EVALUATION OF THE ACCURACY, RELIABILITY, QUALITY, AND READABILITY OF ARTIFICIAL INTELLIGENCE CHATBOTS-GENERATED RESPONSES TO ACNE-RELATED QUESTIONS

Ecem Bostan, Mahmut Talha Uçar, Elif Dönmez

Turkish Journal of Dermatology - 2025;19(4):235-243

Department of Dermatology and Venereology, Ankara Medipol University Faculty of Medicine, Ankara, Türkiye

 

Aim: Since artificial intelligence (AI) has entered our lives, it has been widely used in daily medical practice to determine accurate diagnoses, predict prognosis, and inform about various treatment modalities. Acne vulgaris is one of the most frequently encountered skin problems in dermatology.
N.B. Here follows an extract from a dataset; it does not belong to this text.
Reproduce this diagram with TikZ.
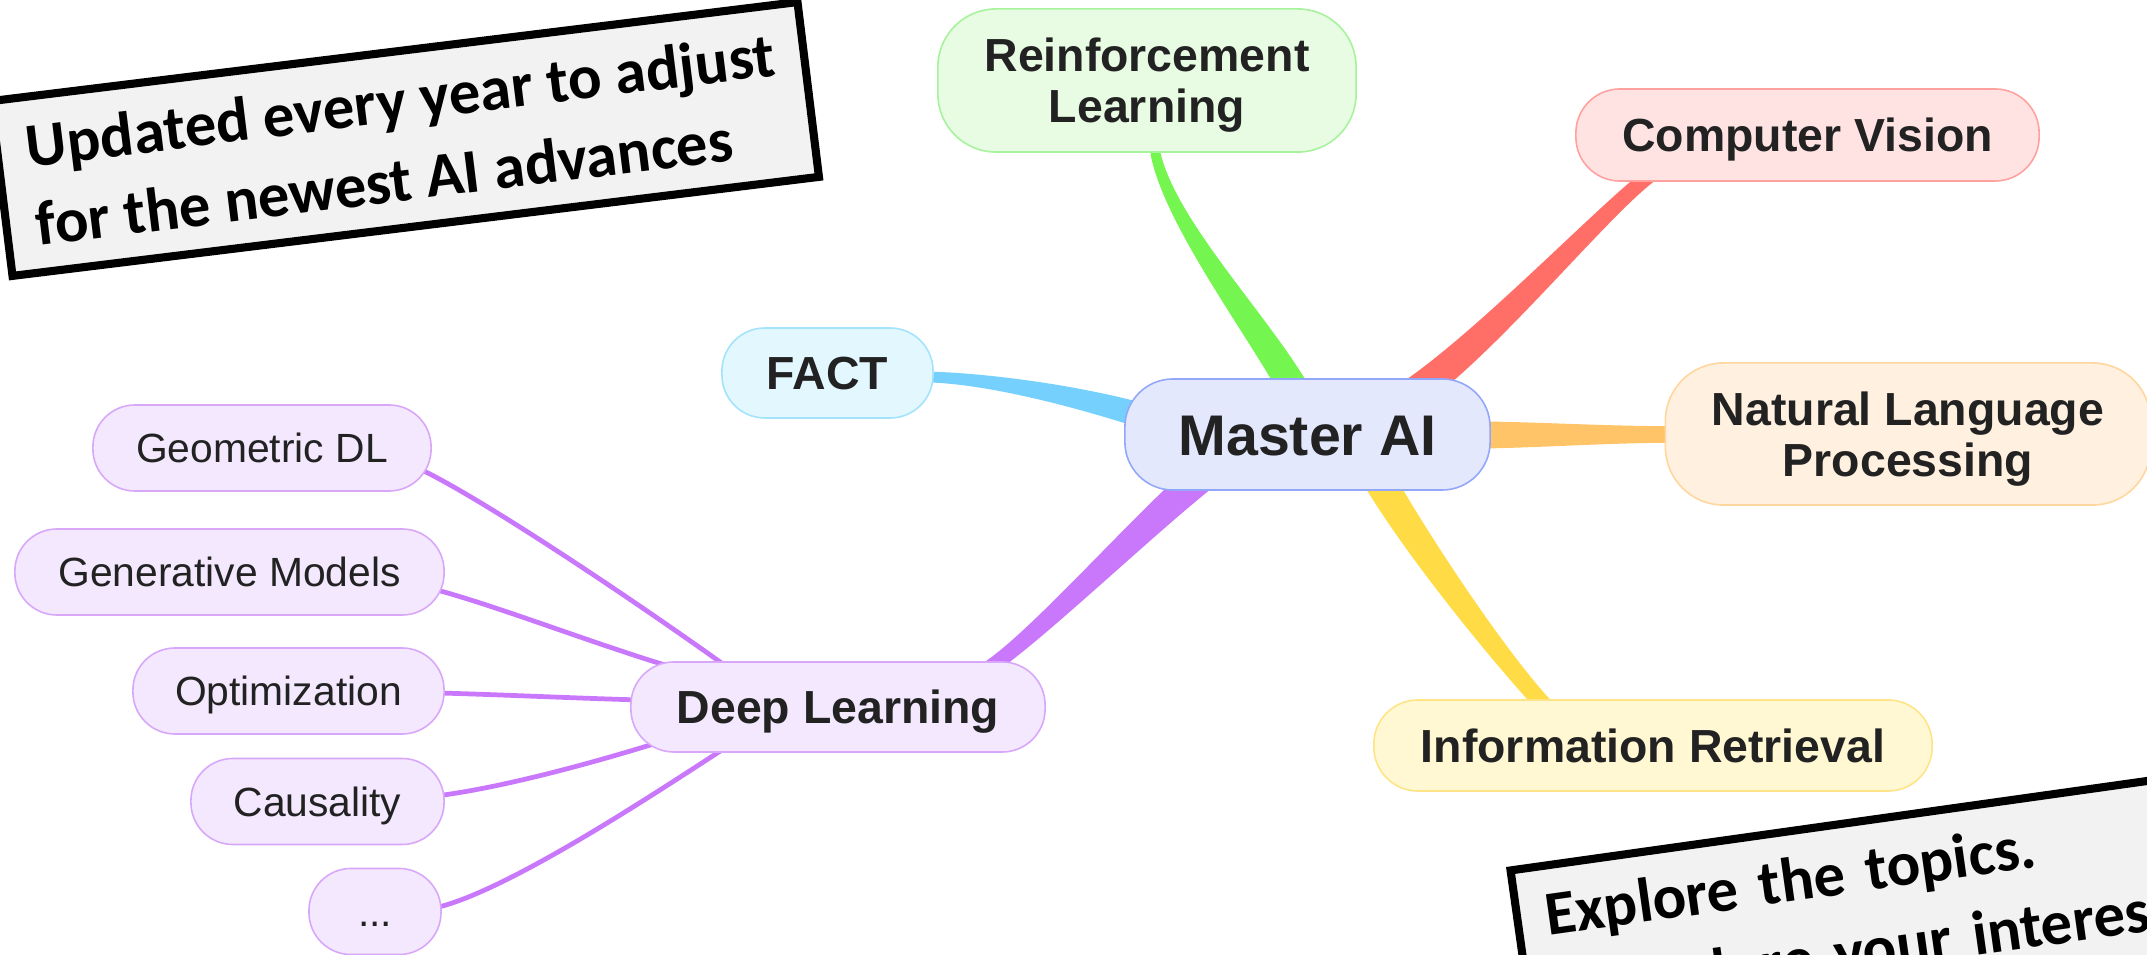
\documentclass[tikz,border=0pt]{standalone}
\usepackage{fontspec}
\setmainfont{Liberation Sans}
\newfontfamily\notefont{Carlito}
\usetikzlibrary{calc,backgrounds}

\definecolor{txt}{HTML}{222222}
\definecolor{masterbg}{HTML}{E3E8FD}\definecolor{masterbd}{HTML}{92A7F9}
\definecolor{rlbg}{HTML}{E7FCE3}\definecolor{rlbd}{HTML}{A6F39C}\definecolor{rlline}{HTML}{74F54F}
\definecolor{cvbg}{HTML}{FFE3E3}\definecolor{cvbd}{HTML}{FFA19E}\definecolor{cvline}{HTML}{FF6F68}
\definecolor{nlpbg}{HTML}{FFF0DF}\definecolor{nlpbd}{HTML}{FFD69E}\definecolor{nlpline}{HTML}{FFC467}
\definecolor{irbg}{HTML}{FFF8D2}\definecolor{irbd}{HTML}{FFE487}\definecolor{irline}{HTML}{FFDC46}
\definecolor{factbg}{HTML}{E2F7FE}\definecolor{factbd}{HTML}{A3E3FB}\definecolor{factline}{HTML}{76D0FD}
\definecolor{dlbg}{HTML}{F3E8FE}\definecolor{dlbd}{HTML}{D8A7FA}\definecolor{dlline}{HTML}{C978FB}
\definecolor{notebg}{HTML}{F2F2F2}

% tapered branch: #1 start, #2 end, #3 #4 controls, #5 #6 half widths, #7 colour
\newcommand{\mmtaper}[7]{%
  \fill[#7] let \p1=#1, \p2=#2, \p3=#3, \p4=#4,
    \n1={atan2(\y2-\y1,\x2-\x1)+90} in
    ({\x1+#5*cos(\n1)},{\y1+#5*sin(\n1)})
    .. controls ({\x3+#5*cos(\n1)},{\y3+#5*sin(\n1)}) and ({\x4+#6*cos(\n1)},{\y4+#6*sin(\n1)})
    .. ({\x2+#6*cos(\n1)},{\y2+#6*sin(\n1)})
    -- ({\x2-#6*cos(\n1)},{\y2-#6*sin(\n1)})
    .. controls ({\x4-#6*cos(\n1)},{\y4-#6*sin(\n1)}) and ({\x3-#5*cos(\n1)},{\y3-#5*sin(\n1)})
    .. ({\x1-#5*cos(\n1)},{\y1-#5*sin(\n1)}) -- cycle;}

\tikzset{
  mm/.style={draw, line width=0.45pt, rounded corners=#1, inner sep=0pt, text=txt, align=center, text depth=0pt},
  lvl1/.style={font=\fontsize{13.2}{14.4}\selectfont\bfseries},
  leaf/.style={mm=0.42cm, draw=dlbd, fill=dlbg, minimum height=0.86cm, text height=8.3pt,
    font=\fontsize{11.6}{13}\selectfont},
  note/.style={draw=black, line width=2.3pt, fill=notebg, text=black, align=left,
    font=\notefont\bfseries\fontsize{17.8}{22.5}\selectfont},
  twig/.style={draw=dlline, line width=1.35pt},
}

\begin{document}
\begin{tikzpicture}[x=0.01cm,y=-0.01cm]
\useasboundingbox (0,0) rectangle (2147,955);

% central node
\node[mm=0.48cm, draw=masterbd, fill=masterbg, minimum width=3.65cm, minimum height=1.11cm,
  text height=11.7pt, font=\fontsize{16.3}{18}\selectfont\bfseries] (master) at (1307.5,434.5) {Master AI};

% main topics
\node[mm=0.58cm, lvl1, draw=rlbd, fill=rlbg, minimum width=4.18cm, minimum height=1.43cm] (rl) at (1147,80.5) {Reinforcement\\Learning};
\node[mm=0.44cm, lvl1, draw=cvbd, fill=cvbg, minimum width=4.63cm, minimum height=0.92cm, text height=9.45pt] (cv) at (1807.5,135) {Computer Vision};
\node[mm=0.58cm, lvl1, draw=nlpbd, fill=nlpbg, minimum width=4.85cm, minimum height=1.42cm] (nlp) at (1908,434) {Natural Language\\Processing};
\node[mm=0.44cm, lvl1, draw=irbd, fill=irbg, minimum width=5.58cm, minimum height=0.91cm, text height=9.45pt] (ir) at (1653,745.5) {Information Retrieval};
\node[mm=0.43cm, lvl1, draw=factbd, fill=factbg, minimum width=2.11cm, minimum height=0.90cm, text height=9.45pt] (fact) at (827.5,373) {FACT};
\node[mm=0.43cm, lvl1, draw=dlbd, fill=dlbg, minimum width=4.14cm, minimum height=0.90cm, text height=9.45pt] (dl) at (838,707) {Deep Learning};

% deep learning leaves
\node[leaf, minimum width=3.38cm] (geo) at (262,448) {Geometric DL};
\node[leaf, minimum width=4.29cm] (gen) at (229.5,572) {Generative Models};
\node[leaf, minimum width=3.11cm] (opt) at (288.5,691) {Optimization};
\node[leaf, minimum width=2.53cm] (cau) at (317.5,801.5) {Causality};
\node[leaf, minimum width=1.32cm] (more) at (375,911.5) {...};

% notes
\node[note, rotate=7, minimum width=8.12cm, minimum height=1.76cm] (note1) at (405,139)
  {Updated every year to adjust\\for the newest AI advances};
\node[note, rotate=8, anchor=north west, text width=7cm, inner xsep=0.28cm, inner ysep=0.26cm] (note2) at (1506,867)
  {Explore the topics.\\\& explore your interests.};

\begin{scope}[on background layer]
  \mmtaper{($(master.center)+(-7.5,-34.5)$)}{($(rl.south)+(8,-2)$)}{(1262,329)}{(1168,222)}{4.2pt}{1.5pt}{rlline}
  \mmtaper{($(master.center)+(87.5,-29.5)$)}{($(cv.south)+(-159.5,-5)$)}{(1470,362)}{(1595,218)}{4.4pt}{2.1pt}{cvline}
  \mmtaper{($(master.center)+(152.5,0.5)$)}{($(nlp.west)+(9.5,0.5)$)}{(1530,435)}{(1600,434.5)}{3.9pt}{2.36pt}{nlpline}
  \mmtaper{($(master.center)+(57.5,20.5)$)}{($(ir.north)+(-110,5)$)}{(1405,530)}{(1495,652)}{4.55pt}{2.4pt}{irline}
  \mmtaper{($(master.center)+(-127.5,-6.5)$)}{($(fact.east)+(-5,4)$)}{(1110,403)}{(1000,379)}{3.7pt}{1.56pt}{factline}
  \mmtaper{($(master.center)+(-80.5,22.5)$)}{($(dl.north)+(152,6)$)}{(1172,494)}{(1045,630)}{4.55pt}{2.1pt}{dlline}

  \draw[twig] ($(geo.east)+(-10,22)$) .. controls (494,505) and (670,625) .. ($(dl.center)+(-93,-27)$);
  \draw[twig] ($(gen.east)+(-8,18)$) .. controls (500,607) and (600,646) .. ($(dl.center)+(-163,-39)$);
  \draw[twig] ($(opt.east)+(-5,2)$) .. controls (510,695) and (570,698) .. ($(dl.center)+(-198,-7)$);
  \draw[twig] ($(cau.east)+(-5,-6)$) .. controls (505,787) and (596,762) .. ($(dl.center)+(-178,35)$);
  \draw[twig] ($(more.east)+(-5,-4)$) .. controls (510,890) and (660,790) .. ($(dl.center)+(-113,41)$);
\end{scope}
\end{tikzpicture}
\end{document}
Patients with acne can consult AI. The aim of the present study was to evaluate the accuracy, reliability, quality, and readability of AI-generated responses to frequently asked acne-related questions. Materials and Methods: To evaluate the accuracy, reliability, quality, and readability of AI-generated responses to acne-related queries, a multi-domain assessment approach involving four validated tools [modified DISCERN, Global Quality Scale (GQS), Flesch Reading Ease score (FRES), and 5-point Likert scale] was used. Results: Among the three generative AI chatbots, DeepSeek achieved the highest mean FRES, followed by ChatGPT-4.0 and ChatGPT-4.5. For modified DISCERN scores, ChatGPT-4.5 achieved the highest mean score, followed by ChatGPT-4.0 and DeepSeek, indicating superior information quality in ChatGPT-4.5 responses. The mean FRES was highest for DeepSeek among the three generative AI chatbots, whereas ChatGPT-4.5 had the highest mean modified DISCERN score. This suggests that ChatGPT-4.5 responses have higher informational quality. In terms of accuracy, ChatGPT-4.5 again achieved the highest mean score. ChatGPT-4.5 scored the highest GQS, slightly above ChatGPT-4.0, with DeepSeek scoring the lowest. Conclusion: These results highlight that ChatGPT-4.5 generally provided more accurate, higher-quality responses, whereas DeepSeek offered superior readability according to the Flesch Reading Ease metric.